**GIVEN REQUEST**
Omit all images. Transcribe the rest of the material below exactly.

— Begin DATASET CONTENT —

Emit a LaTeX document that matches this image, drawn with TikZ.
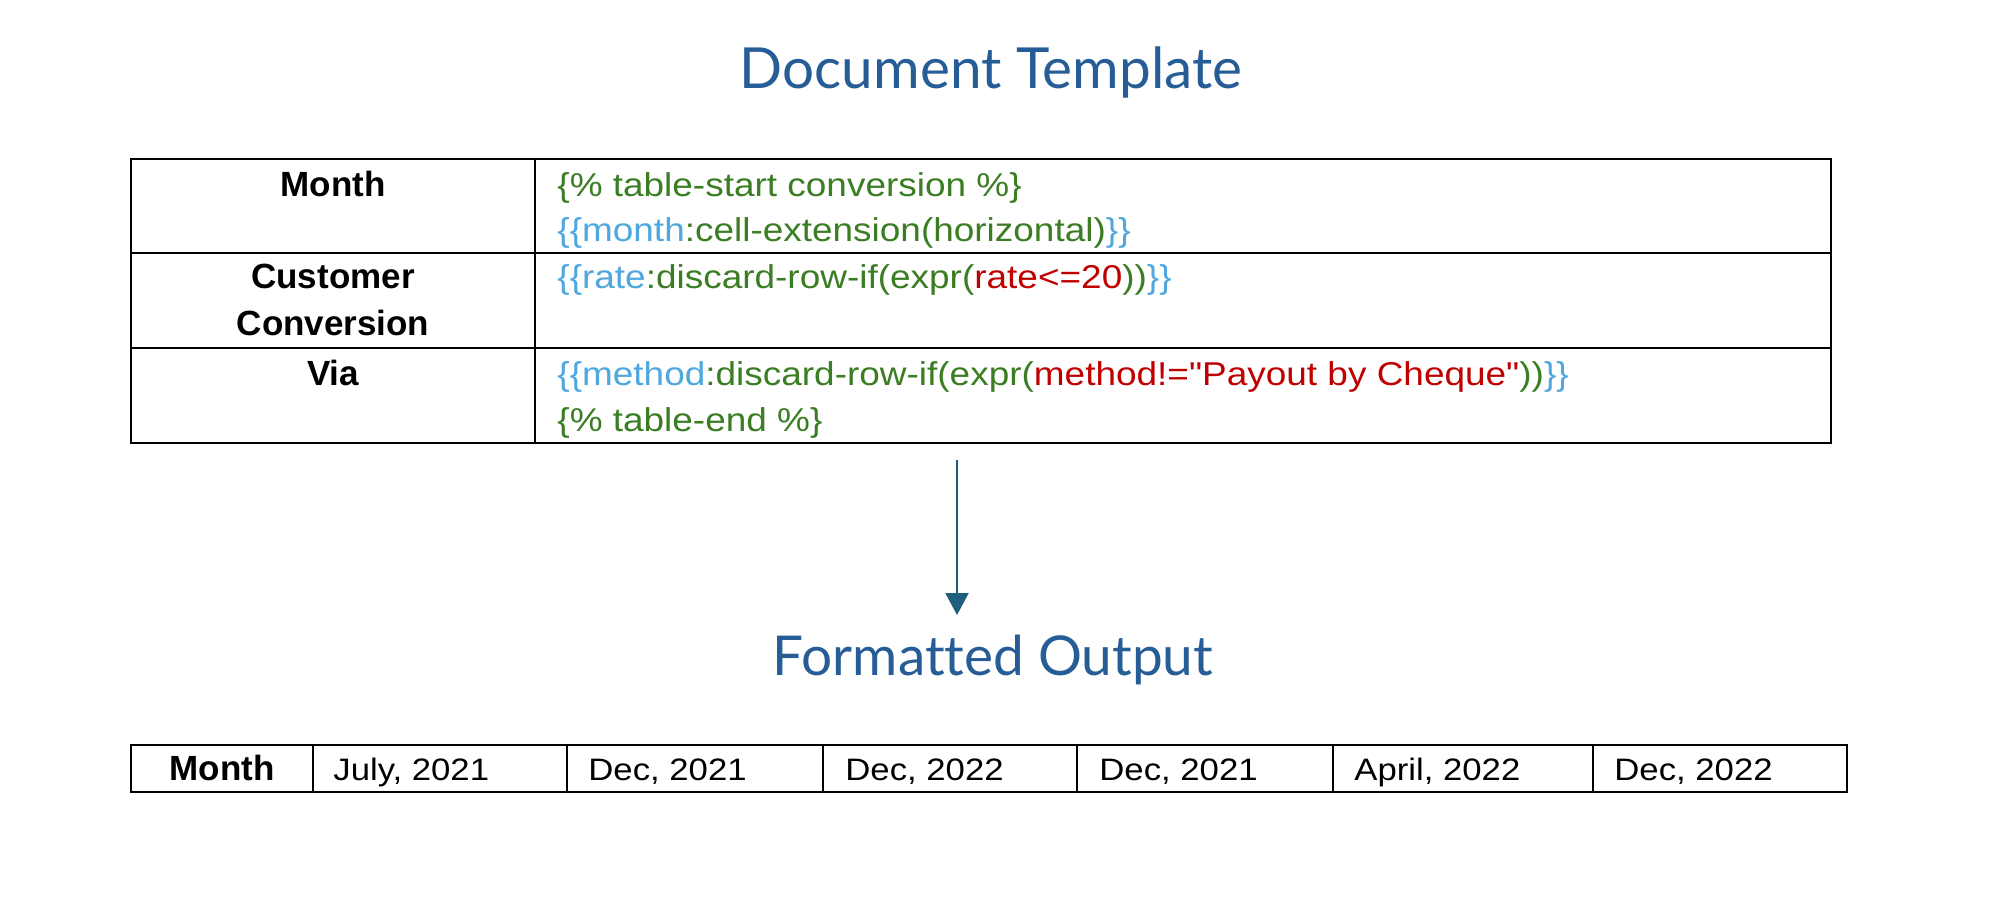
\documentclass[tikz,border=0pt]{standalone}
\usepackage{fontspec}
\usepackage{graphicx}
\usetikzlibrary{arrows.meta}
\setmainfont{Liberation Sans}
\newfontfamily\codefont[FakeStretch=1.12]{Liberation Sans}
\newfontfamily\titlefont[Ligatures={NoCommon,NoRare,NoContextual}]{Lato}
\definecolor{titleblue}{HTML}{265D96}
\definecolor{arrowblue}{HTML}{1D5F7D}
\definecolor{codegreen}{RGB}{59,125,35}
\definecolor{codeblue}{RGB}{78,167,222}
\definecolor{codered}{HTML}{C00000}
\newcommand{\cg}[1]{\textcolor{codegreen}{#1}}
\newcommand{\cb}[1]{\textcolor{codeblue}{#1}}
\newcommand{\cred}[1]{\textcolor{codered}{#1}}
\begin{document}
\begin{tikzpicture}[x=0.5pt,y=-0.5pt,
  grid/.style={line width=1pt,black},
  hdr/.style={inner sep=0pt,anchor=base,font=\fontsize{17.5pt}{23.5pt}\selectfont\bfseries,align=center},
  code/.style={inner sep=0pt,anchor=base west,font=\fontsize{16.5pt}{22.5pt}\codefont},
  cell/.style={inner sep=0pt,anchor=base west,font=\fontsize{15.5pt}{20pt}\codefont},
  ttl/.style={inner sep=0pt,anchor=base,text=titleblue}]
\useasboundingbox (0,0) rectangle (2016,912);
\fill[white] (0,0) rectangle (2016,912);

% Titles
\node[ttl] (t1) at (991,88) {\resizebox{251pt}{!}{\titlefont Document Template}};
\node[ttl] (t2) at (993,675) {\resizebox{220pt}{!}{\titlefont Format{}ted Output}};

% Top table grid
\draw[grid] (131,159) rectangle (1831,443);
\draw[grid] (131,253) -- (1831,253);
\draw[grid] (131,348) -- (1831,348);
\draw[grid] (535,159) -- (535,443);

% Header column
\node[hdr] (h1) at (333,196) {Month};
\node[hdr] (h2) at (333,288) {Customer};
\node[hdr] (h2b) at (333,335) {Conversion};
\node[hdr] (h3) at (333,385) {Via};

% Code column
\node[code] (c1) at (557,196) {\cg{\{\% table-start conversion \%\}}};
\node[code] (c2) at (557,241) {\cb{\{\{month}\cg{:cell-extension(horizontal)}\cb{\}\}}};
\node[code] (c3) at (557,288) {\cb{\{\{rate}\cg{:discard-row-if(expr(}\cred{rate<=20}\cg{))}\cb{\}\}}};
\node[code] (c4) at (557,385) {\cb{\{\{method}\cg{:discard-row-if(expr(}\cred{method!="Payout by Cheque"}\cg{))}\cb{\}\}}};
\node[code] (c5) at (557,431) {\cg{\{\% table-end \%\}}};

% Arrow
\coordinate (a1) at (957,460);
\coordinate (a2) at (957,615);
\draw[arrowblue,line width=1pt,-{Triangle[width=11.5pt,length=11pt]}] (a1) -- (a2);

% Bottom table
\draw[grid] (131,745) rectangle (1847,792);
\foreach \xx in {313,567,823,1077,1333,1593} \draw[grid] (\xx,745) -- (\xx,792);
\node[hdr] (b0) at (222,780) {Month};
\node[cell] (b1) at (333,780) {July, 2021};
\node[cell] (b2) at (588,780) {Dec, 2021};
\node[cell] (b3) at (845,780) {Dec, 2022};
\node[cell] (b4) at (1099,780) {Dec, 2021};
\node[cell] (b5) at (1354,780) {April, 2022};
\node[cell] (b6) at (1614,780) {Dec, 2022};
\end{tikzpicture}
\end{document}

— End DATASET CONTENT —

**RESPONSE TO THIS TASK**
Emit a LaTeX document that matches this image, drawn with TikZ.
\documentclass[tikz,border=0pt]{standalone}
\usepackage{fontspec}
\usepackage{graphicx}
\usetikzlibrary{arrows.meta}
\setmainfont{Liberation Sans}
\newfontfamily\codefont[FakeStretch=1.12]{Liberation Sans}
\newfontfamily\titlefont[Ligatures={NoCommon,NoRare,NoContextual}]{Lato}
\definecolor{titleblue}{HTML}{265D96}
\definecolor{arrowblue}{HTML}{1D5F7D}
\definecolor{codegreen}{RGB}{59,125,35}
\definecolor{codeblue}{RGB}{78,167,222}
\definecolor{codered}{HTML}{C00000}
\newcommand{\cg}[1]{\textcolor{codegreen}{#1}}
\newcommand{\cb}[1]{\textcolor{codeblue}{#1}}
\newcommand{\cred}[1]{\textcolor{codered}{#1}}
\begin{document}
\begin{tikzpicture}[x=0.5pt,y=-0.5pt,
  grid/.style={line width=1pt,black},
  hdr/.style={inner sep=0pt,anchor=base,font=\fontsize{17.5pt}{23.5pt}\selectfont\bfseries,align=center},
  code/.style={inner sep=0pt,anchor=base west,font=\fontsize{16.5pt}{22.5pt}\codefont},
  cell/.style={inner sep=0pt,anchor=base west,font=\fontsize{15.5pt}{20pt}\codefont},
  ttl/.style={inner sep=0pt,anchor=base,text=titleblue}]
\useasboundingbox (0,0) rectangle (2016,912);
\fill[white] (0,0) rectangle (2016,912);

% Titles
\node[ttl] (t1) at (991,88) {\resizebox{251pt}{!}{\titlefont Document Template}};
\node[ttl] (t2) at (993,675) {\resizebox{220pt}{!}{\titlefont Format{}ted Output}};

% Top table grid
\draw[grid] (131,159) rectangle (1831,443);
\draw[grid] (131,253) -- (1831,253);
\draw[grid] (131,348) -- (1831,348);
\draw[grid] (535,159) -- (535,443);

% Header column
\node[hdr] (h1) at (333,196) {Month};
\node[hdr] (h2) at (333,288) {Customer};
\node[hdr] (h2b) at (333,335) {Conversion};
\node[hdr] (h3) at (333,385) {Via};

% Code column
\node[code] (c1) at (557,196) {\cg{\{\% table-start conversion \%\}}};
\node[code] (c2) at (557,241) {\cb{\{\{month}\cg{:cell-extension(horizontal)}\cb{\}\}}};
\node[code] (c3) at (557,288) {\cb{\{\{rate}\cg{:discard-row-if(expr(}\cred{rate<=20}\cg{))}\cb{\}\}}};
\node[code] (c4) at (557,385) {\cb{\{\{method}\cg{:discard-row-if(expr(}\cred{method!="Payout by Cheque"}\cg{))}\cb{\}\}}};
\node[code] (c5) at (557,431) {\cg{\{\% table-end \%\}}};

% Arrow
\coordinate (a1) at (957,460);
\coordinate (a2) at (957,615);
\draw[arrowblue,line width=1pt,-{Triangle[width=11.5pt,length=11pt]}] (a1) -- (a2);

% Bottom table
\draw[grid] (131,745) rectangle (1847,792);
\foreach \xx in {313,567,823,1077,1333,1593} \draw[grid] (\xx,745) -- (\xx,792);
\node[hdr] (b0) at (222,780) {Month};
\node[cell] (b1) at (333,780) {July, 2021};
\node[cell] (b2) at (588,780) {Dec, 2021};
\node[cell] (b3) at (845,780) {Dec, 2022};
\node[cell] (b4) at (1099,780) {Dec, 2021};
\node[cell] (b5) at (1354,780) {April, 2022};
\node[cell] (b6) at (1614,780) {Dec, 2022};
\end{tikzpicture}
\end{document}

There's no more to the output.